No Subrogation for SIF Payments. Payments made to the subsequent injury fund following a compensable death case where there are no beneficiaries are not considered to be “benefits,” and, therefore, a carrier does not have a right of subrogation. “The unique situation printed here is that no payments or benefits have been made by the association to appellee’s; in fact, it was stipulated that at the time of Aaron Myers death, he was a widower, and all three of his sons were adults and not dependent on him. Therefore, there was no statutory beneficiary under the workers’ compensation act who survived the employee, and the board properly ordered the association to pay the sum of $4,200 to the second injury fund… It has been held that benefits which the statute requires the association to pay are not compensation under the act, but are only payments into the fund for the benefit of those receiving a second injury under the terms of the act.” Texas Employers Insurance Association v. Myers, 496 SW2d 940 (Tex. Civ. App.–San Antonio 1973, no writ.)

No Subrogation in Coverage B Cases. A workers’ compensation carrier may not recoup its payments by asserting a statutory right of subrogation in an employee’s claim of an intentional injury against the employee’s employer (Coverage B or Part 2 Cases). Medina v. Herrera, 927 S.W.2d 597 (Tex. 1996).

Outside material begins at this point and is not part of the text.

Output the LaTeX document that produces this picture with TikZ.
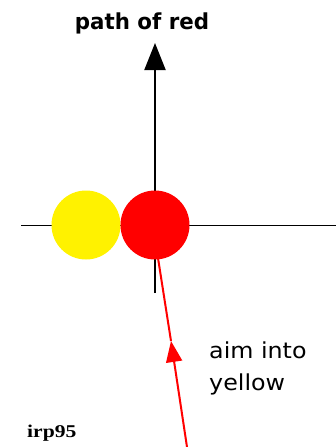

Subrogation May be Available against a UM/UIM Carrier in Some Cases. The general rule in Texas, followed by most courts of appeals is that, while a workers’ compensation carrier has a right of subrogation against an employer’s underinsured motorist policy, it has no right of subrogation against the injured worker’s under insured motorists policy based on public policy concerns. See Casualty Reciprocal Exchange v. Demock, 130 S.W.3d 74 (Tex. App. – El Paso 2002, pet. denied).